Ligand-assisted, copper(II) acetate-accelerated azide-alkyne cycloaddition.

Polytriazole ligands such as the widely used tris[(1-benzyl-1H-1,2,3-triazol-4-yl)methyl]amine (TBTA), are shown to assist copper(II) acetate-mediated azide-alkyne cycloaddition (AAC) reactions that involve nonchelating azides. Tris(2-{4-[(dimethylamino)methyl]-1H-1,2,3-traizol-1-yl}ethyl)amine (DTEA) outperforms TBTA in a number of reactions. The satisfactory solubility of DTEA in a wide range of polar and nonpolar solvents, including water and toluene, renders it advantageous under copper(II) acetate-mediated conditions.

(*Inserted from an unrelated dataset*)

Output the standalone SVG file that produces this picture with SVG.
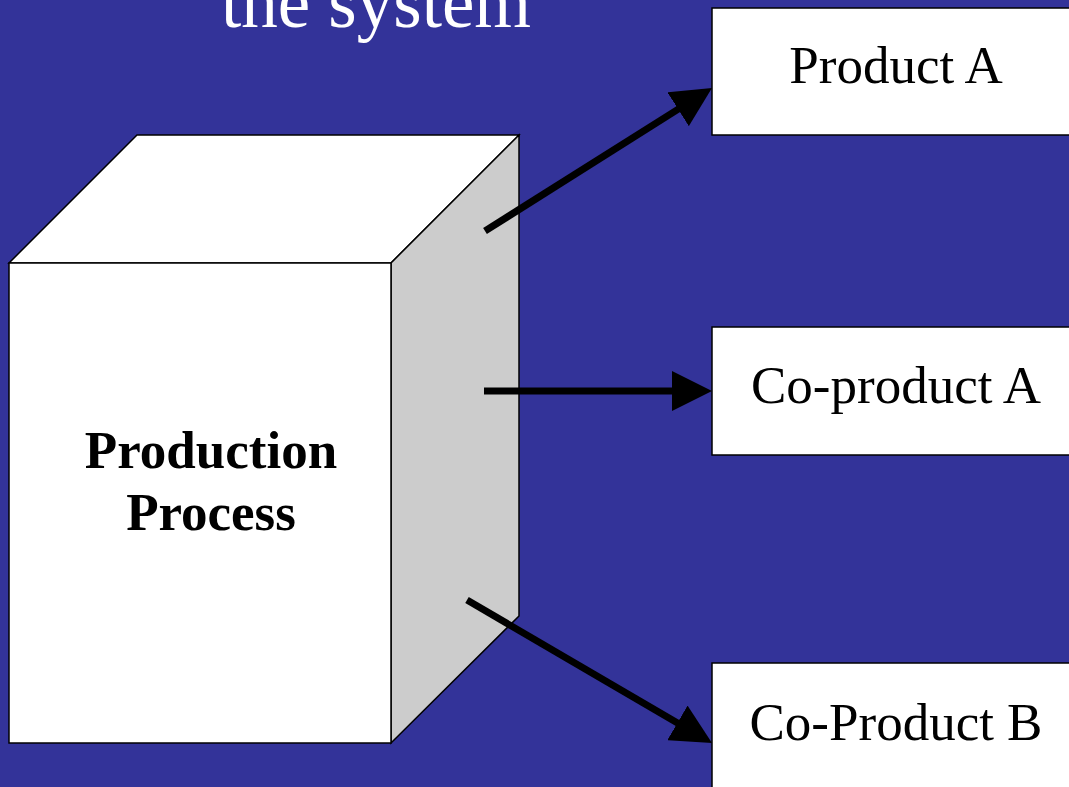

The copper(II) acetate-mediated formation of the three triazolyl groups in a tris(triazolyl)-based ligand occurs sequentially with an inhibitory effect in the last step. The kinetic investigations of the ligand-assisted reactions reveal an interesting mechanistic dependence on the relative affinity of azide and alkyne to copper (II). In addition to expanding the scope of the copper(II) acetate-mediated AAC reactions to include nonchelating azides, this work offers evidence for the mechanistic synergy between the title reaction and the alkyne oxidative homocoupling reaction. The elucidation of the structural details of the polytriazole-ligand-bound reactive species in copper(I/II)-mediated AAC reactions, however, awaits further characterization of the metal coordination chemistry of polytriazole ligands.